Under questioning from reporters, Awad also insisted that Islam does separate religion from the state. “Within Islam, there is separation of state and religion” he admitted. In fact there are no or few Islamic states where Islam is not part of the state, or where other religions have equal rights to Islam.
The Jordanian-born Awad also suggested that Carson’s policy preference is racist. That’s another categorical error because Islam is an ideology and a religion, not a racial group. In English, it is linguistically impossible to be racist towards an idea, especially an idea that deems itself to be non-racial. However, English is not Awad’s first language, and Islamic culture treats painful criticism as slander that can be punished, regardless of truth.
Awad also tried to argue that Carson is treating all Muslims as a uniform bloc. However there’s no evidence that Carson cannot tell the difference between the ideas of Islam and the actions of individuals Muslims, who vary in their orthodoxy and piety. Again, the error is likely tied to Awad’s Islamic ideology, which does regard all Muslims as a worldwide bloc, called the “ummah.”
Hooper’s exclusion of the press from the press conference also reflects the Islamists’ theological contempt for ideas and people outside Islam. For example, the Koran says that Christians and polytheists are “the worst of creatures.”

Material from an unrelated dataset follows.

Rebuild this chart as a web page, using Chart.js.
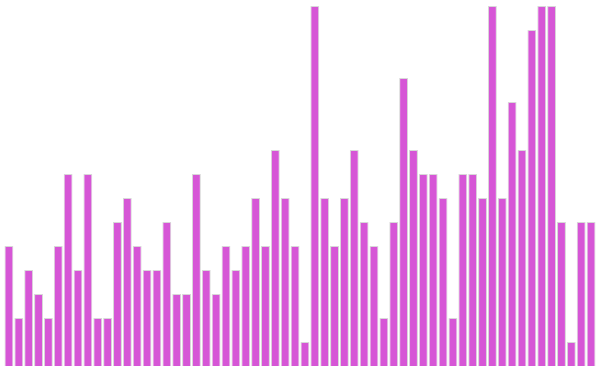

That Koranic support for hate is especially powerful because of the Koran’s all-encompassing impact on Arab culture. Unlike the Christians’ Bible, which consists of questionable witness accounts of divine statements, such as “Blessed are the peacemakers, for they shall be called children of God,” Muslims say the Koran is a perfect copy of Allah’s voluminous set of unappealable commandments. The Bible’s reliance on conflicting eyewitnesses has allowed Christianity to blend faith, reason, and debate, so allowing it to fundamentally change the world.
The supremacist demands from Islamists are also funded on Koranic commands, which repeatedly says that non-Muslims should be fought until they accept a humiliating status in Islamic societies. “Fight those who do not believe in Allah or in the Last Day and who do not consider unlawful what Allah and His Messenger have made unlawful and who do not adopt the religion of truth from those who were given the Scripture – [fight] until they give the jizyah [a special tax] willingly while they are humbled.”
Five former employees of CAIR who have been jailed or expelled were not able to attend the Sept. 21 press event.
These days, Islamist are growing increasingly hostile to criticism as new evidence contradicts the Muslims’ explanation for their ideology, in just the same way that Christians’ world-view is being challenged by secular critics.
Islamists say Islam was delivered to mankind in the early 600s by Allah’s last prophet, dubbed Mohammad. But the archeological evidence shows that Islam gradually developed in the 700s and 800s, likely as an Arab rival to the trinitarian Christianity that bolstered the political legitimacy of the nearby Byzantine empire. The Arabs’ Islamic religion rejects the Byzantine and Catholic vision of a trinity — Father, Son and the Holy Spirit — and insists on the “oneness” of their deity, dubbed “Allah,” who has supposedly set Arabs as the chosen people over the Jews and Christians. That emphasis on “oneness” explains why the symbol adopted by the ultra-orthodox Islamic State group is a single raised finger to the modern world.
The linguistic evidence also suggests that Muhammad did not exist, because the origin of the name was actually a title, akin to “leader.”
Nonetheless, the Arabs’ new religion worked to strengthen their power. Islamic armies finally captured Byzantium in 1453, although with the aid of cannons built by Bulgarian
mercenaries. However, by then the Arab kingdoms had long been captured by Islamicized Turks, who converted to Islam after they migrated in from central Asia.